Itami created a masterpiece here, one that should be seen and loved by everyone.  There are not many films that display the kind of warm splendor that Tampopo emanates.  You cannot avoid smiling throughout the movie.  The characters become deeply involving and one cannot help but feel connected with them.  This is the ultimate film for food lovers.  Try to avoid the pangs hunger while watching.  I couldn’t.

    • katiesjapanfiles
    • July 18th, 2010

    This looks adorable – I’ve never heard of it before! I’ve been watching a lot of contemporary Japanese cinema, but I notice when I watch older films like this they really still have that sweet/funny dry quality to them.

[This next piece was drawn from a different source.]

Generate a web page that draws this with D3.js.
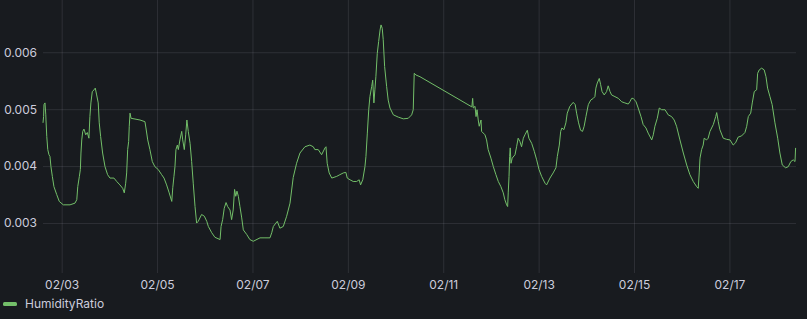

    I remember Takeshi Kitano once saying that scenes need to be hurried along nowadays, and the content move faster. It’s a shame because a lot of, say Kikujiro’s humour hearkens back to this deadpan treatment.

    Great writeup!

    • I’ve found that Japanese cinema of the 80’s is very appealing to me. There is often an eccentric humor that exists in these films, also evident in Morita’s “Family Game” (which is another must-see, by the way). It’s also very easy to fall in love with the characters, which is a quality that I feel is lacking in much of contemporary cinema today (though there are exceptions).

      Thanks for the comment!

  1. Food may be the thread, but it’s Japanese social satire at its best.
    For Western palates, it’s Itami at his very best. Some of the most unforgettable cinematic scenes ever, make it one of the Best 100 of all time. It’s been well over 20 years, but I’ll be hunting down my third copy this week. The full uncensored edition of course.